Prostate Cancer Screening: Have Clinicians Been Listening?
SOURCE: Jemal A, et al. Prostate cancer incidence and PSA testing patterns in relation to USPSTF screening recommendations. JAMA 2015;314:2054-2061.
Prostate cancer screening has been an embattled topic for more than a decade. While intuitively appealing to both the clinician population and mid-life males, outcomes from large clinical trials could not confirm improvements in overall survival subsequent to screening, and, with the exception of one large trial with contentious results, data were similarly unsupportive of even reduced mortality related to prostate cancer itself. Showing how the same data can be perceived differently by different experts, the U.S. Preventive Services Task Force (USPSTF) recommends against prostate-specific antigen (PSA) screening. The American Cancer Society endorses it in men > 50 years of age with at least a 10-year life expectancy. The American Urologic Association recommends PSA screening in men 55-59 years of age.

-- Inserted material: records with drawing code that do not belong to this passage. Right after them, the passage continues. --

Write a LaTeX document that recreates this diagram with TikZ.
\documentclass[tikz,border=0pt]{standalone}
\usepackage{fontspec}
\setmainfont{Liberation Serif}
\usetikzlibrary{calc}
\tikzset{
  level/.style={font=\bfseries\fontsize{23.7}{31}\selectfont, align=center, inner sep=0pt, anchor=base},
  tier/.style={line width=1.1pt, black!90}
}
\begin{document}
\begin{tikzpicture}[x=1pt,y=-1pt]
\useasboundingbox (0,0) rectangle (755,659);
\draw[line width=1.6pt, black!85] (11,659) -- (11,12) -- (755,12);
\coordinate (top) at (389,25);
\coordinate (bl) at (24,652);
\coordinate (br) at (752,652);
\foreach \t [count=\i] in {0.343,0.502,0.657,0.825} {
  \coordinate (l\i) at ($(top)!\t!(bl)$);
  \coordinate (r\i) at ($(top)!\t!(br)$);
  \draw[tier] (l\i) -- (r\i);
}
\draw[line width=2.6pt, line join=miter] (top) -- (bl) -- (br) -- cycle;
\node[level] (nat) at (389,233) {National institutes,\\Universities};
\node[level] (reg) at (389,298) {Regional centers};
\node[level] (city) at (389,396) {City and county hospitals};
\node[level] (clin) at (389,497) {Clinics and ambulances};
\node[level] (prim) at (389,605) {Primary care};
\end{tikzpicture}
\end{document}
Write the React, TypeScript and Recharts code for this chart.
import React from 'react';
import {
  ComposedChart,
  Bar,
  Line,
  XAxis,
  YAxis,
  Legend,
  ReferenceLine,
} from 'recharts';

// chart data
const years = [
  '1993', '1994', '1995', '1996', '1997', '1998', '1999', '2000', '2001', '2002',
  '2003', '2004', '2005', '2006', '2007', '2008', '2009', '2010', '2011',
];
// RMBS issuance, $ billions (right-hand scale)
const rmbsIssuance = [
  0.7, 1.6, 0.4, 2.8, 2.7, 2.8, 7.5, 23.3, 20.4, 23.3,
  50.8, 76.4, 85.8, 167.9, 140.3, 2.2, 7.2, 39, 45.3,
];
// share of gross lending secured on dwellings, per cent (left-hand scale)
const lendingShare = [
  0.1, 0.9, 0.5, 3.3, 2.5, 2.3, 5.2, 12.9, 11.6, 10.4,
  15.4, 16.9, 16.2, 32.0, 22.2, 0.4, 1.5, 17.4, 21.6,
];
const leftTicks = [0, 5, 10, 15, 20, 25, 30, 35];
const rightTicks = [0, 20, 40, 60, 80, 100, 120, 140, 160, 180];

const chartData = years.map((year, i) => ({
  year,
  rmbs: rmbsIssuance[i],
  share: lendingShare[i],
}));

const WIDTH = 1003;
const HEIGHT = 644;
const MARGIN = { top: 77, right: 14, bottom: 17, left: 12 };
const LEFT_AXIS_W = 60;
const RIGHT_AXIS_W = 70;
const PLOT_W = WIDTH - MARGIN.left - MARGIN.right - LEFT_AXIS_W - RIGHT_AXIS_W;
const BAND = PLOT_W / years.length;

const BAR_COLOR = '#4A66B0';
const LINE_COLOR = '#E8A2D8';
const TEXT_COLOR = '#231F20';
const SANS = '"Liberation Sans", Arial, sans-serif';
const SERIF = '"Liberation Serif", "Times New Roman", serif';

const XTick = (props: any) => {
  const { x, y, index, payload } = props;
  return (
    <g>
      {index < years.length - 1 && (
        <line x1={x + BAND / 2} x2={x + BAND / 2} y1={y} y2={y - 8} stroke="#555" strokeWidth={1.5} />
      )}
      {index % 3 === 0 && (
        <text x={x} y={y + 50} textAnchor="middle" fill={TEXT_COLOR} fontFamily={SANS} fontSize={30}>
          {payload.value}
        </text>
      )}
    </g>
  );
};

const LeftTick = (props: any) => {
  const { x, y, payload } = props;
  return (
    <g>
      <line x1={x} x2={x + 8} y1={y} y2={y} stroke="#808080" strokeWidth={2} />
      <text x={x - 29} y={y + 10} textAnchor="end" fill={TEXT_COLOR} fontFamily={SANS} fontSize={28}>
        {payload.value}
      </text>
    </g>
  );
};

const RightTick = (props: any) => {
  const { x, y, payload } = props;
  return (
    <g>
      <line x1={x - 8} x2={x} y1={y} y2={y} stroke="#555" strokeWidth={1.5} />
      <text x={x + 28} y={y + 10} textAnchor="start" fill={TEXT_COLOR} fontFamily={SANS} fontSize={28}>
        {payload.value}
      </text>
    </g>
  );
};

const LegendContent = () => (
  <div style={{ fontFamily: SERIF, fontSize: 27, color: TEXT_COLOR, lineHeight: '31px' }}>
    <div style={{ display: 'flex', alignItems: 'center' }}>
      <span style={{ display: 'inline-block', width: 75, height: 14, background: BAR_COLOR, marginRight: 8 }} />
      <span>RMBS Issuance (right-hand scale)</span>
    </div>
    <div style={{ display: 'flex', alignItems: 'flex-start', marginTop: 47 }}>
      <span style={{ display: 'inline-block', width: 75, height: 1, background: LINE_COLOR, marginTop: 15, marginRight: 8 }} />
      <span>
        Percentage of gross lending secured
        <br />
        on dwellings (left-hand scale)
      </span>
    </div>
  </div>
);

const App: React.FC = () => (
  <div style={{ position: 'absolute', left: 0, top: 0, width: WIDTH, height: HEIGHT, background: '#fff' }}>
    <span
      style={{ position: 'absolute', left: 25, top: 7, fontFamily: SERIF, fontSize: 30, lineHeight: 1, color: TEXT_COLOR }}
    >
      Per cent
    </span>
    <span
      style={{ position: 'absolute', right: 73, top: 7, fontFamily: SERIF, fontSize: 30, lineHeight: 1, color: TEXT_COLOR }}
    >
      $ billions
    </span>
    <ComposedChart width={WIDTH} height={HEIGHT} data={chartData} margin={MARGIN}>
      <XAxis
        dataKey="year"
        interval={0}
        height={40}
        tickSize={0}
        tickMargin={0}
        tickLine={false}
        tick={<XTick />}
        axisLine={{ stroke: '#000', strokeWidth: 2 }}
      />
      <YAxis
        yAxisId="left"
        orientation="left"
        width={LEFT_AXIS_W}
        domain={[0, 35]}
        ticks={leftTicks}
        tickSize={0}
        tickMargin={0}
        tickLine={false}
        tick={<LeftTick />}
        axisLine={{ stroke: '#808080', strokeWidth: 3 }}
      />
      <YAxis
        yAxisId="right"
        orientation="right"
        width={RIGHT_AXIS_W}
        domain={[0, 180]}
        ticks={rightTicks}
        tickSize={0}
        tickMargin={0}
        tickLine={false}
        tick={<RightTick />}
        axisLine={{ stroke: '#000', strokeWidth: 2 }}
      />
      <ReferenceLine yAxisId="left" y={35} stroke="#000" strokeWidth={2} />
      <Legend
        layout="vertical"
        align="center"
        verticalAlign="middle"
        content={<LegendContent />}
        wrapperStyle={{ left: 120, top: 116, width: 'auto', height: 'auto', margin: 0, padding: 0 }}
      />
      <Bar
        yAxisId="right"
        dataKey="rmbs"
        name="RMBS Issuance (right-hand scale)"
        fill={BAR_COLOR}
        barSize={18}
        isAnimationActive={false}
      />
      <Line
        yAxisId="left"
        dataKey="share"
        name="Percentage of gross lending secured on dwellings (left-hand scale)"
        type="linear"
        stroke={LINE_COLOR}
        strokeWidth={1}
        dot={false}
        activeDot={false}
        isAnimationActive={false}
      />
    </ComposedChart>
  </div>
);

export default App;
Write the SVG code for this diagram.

In 2008, the USPSTF recommended against PSA screening in men > 75 years of age, after which there was a minimal decline. Did clinicians heed the 2012 USPSTF advice to cease screening in asymptomatic men regardless of age?
Jemal et al reviewed data from the National Cancer Institute’s Surveillance, Epidemiology, and End Results (SEER) population (n = 446,000) to compare PSA screening rates between 2005 and 2013. They found an 18% decline in prostate cancer screening between 2010-2013, which was independent of age and included both younger men and men > 75 years of age. Modeling methods have been published that suggest we might experience an increase in prostate cancer mortality by omission of universal screening; to date, that has not been the case, but it may require a longer window of observation before reaching definitive conclusions.
Published modeling methods suggest an increase in prostate cancer mortality by omission of universal screening; to date, that has not been the case, but may require a longer window of observation before reaching definitive conclusions.